Begin

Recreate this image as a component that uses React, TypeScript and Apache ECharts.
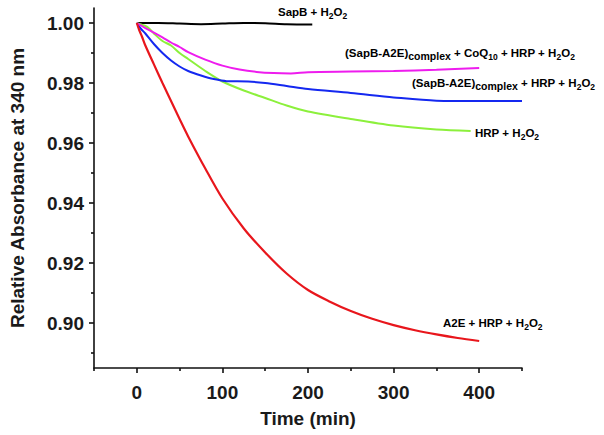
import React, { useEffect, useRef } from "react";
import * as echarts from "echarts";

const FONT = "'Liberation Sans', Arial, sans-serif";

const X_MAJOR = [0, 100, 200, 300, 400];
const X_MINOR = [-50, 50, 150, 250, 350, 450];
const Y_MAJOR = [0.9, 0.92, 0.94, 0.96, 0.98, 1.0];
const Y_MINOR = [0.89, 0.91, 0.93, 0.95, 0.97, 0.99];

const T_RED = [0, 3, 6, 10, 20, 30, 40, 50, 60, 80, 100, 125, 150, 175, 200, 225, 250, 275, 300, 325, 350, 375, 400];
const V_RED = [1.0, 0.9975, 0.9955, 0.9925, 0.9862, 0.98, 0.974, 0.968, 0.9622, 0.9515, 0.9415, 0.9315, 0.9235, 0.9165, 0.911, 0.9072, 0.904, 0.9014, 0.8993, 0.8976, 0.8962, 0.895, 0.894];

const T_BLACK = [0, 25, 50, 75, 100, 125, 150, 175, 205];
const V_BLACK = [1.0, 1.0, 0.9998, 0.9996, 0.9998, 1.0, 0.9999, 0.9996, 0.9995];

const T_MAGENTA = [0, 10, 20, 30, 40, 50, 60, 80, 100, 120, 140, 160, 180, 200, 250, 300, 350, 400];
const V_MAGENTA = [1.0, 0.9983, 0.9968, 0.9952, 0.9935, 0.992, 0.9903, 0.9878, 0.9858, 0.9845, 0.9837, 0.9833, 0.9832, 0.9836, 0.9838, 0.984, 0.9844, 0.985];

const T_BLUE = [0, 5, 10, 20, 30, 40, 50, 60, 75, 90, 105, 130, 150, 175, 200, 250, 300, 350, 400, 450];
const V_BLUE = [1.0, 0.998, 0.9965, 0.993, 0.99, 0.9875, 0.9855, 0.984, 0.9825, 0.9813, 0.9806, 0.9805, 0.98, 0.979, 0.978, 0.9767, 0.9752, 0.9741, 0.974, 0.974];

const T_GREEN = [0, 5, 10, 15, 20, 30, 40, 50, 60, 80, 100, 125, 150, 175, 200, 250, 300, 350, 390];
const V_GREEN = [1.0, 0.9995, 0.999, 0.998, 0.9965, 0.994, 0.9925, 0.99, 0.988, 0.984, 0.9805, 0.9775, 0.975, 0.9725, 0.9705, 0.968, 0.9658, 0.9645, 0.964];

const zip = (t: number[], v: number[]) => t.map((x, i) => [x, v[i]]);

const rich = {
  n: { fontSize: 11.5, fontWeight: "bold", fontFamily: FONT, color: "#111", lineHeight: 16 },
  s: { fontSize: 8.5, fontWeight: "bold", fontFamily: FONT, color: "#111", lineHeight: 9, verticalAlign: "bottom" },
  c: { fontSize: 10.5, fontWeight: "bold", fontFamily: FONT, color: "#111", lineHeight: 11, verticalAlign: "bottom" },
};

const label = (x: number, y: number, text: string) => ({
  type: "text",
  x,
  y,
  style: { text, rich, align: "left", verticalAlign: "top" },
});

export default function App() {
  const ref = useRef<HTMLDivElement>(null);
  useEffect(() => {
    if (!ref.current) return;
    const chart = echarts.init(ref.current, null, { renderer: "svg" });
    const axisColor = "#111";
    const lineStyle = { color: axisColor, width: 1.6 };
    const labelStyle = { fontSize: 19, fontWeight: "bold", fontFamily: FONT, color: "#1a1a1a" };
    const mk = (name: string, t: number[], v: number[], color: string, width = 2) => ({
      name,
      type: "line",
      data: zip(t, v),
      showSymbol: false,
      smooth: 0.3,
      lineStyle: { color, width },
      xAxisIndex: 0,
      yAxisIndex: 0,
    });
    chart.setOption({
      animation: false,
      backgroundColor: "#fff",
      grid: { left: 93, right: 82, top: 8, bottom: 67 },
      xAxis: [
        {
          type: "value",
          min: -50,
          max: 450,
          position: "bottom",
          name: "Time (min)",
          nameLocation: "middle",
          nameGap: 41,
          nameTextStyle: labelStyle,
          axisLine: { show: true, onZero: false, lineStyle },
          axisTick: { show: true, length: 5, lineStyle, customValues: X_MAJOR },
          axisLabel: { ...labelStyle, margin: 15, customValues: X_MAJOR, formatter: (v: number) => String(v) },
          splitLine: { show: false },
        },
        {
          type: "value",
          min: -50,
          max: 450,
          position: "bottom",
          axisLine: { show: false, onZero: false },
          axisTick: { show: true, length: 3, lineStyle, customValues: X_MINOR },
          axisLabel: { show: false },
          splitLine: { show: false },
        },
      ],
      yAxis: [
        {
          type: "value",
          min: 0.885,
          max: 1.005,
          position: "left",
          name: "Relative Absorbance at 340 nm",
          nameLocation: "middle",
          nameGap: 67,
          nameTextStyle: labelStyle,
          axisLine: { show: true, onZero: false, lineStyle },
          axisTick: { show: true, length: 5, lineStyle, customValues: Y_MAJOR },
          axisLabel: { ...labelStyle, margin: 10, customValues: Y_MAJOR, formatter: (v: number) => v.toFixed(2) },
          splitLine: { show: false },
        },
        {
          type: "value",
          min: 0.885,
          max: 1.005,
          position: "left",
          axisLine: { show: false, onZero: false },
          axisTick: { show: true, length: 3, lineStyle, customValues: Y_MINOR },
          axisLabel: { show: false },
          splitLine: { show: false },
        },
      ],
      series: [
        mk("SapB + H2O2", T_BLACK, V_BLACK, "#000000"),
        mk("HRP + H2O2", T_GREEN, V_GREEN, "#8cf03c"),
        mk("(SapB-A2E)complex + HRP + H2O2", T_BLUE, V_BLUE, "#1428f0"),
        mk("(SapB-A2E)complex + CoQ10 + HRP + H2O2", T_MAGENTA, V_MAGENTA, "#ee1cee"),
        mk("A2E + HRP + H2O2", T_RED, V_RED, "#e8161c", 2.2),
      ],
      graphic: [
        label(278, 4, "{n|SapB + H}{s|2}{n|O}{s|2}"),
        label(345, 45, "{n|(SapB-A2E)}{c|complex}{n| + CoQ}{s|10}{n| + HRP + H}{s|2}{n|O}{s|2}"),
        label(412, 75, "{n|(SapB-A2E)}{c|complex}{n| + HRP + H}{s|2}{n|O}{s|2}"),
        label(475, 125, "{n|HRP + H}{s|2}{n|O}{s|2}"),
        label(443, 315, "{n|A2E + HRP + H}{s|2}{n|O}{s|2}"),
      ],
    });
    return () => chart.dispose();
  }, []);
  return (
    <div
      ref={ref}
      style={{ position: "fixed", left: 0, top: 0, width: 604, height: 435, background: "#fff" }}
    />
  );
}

End

* THE REQUEST
Please repeat exactly the data above from its first line to the line that contains "0.9999, 0.9996, 0.9995];", inclusive, and leave every picture out.

* ANSWER TO THE EXERCISE
Recreate this image as a component that uses React, TypeScript and Apache ECharts.
import React, { useEffect, useRef } from "react";
import * as echarts from "echarts";

const FONT = "'Liberation Sans', Arial, sans-serif";

const X_MAJOR = [0, 100, 200, 300, 400];
const X_MINOR = [-50, 50, 150, 250, 350, 450];
const Y_MAJOR = [0.9, 0.92, 0.94, 0.96, 0.98, 1.0];
const Y_MINOR = [0.89, 0.91, 0.93, 0.95, 0.97, 0.99];

const T_RED = [0, 3, 6, 10, 20, 30, 40, 50, 60, 80, 100, 125, 150, 175, 200, 225, 250, 275, 300, 325, 350, 375, 400];
const V_RED = [1.0, 0.9975, 0.9955, 0.9925, 0.9862, 0.98, 0.974, 0.968, 0.9622, 0.9515, 0.9415, 0.9315, 0.9235, 0.9165, 0.911, 0.9072, 0.904, 0.9014, 0.8993, 0.8976, 0.8962, 0.895, 0.894];

const T_BLACK = [0, 25, 50, 75, 100, 125, 150, 175, 205];
const V_BLACK = [1.0, 1.0, 0.9998, 0.9996, 0.9998, 1.0, 0.9999, 0.9996, 0.9995];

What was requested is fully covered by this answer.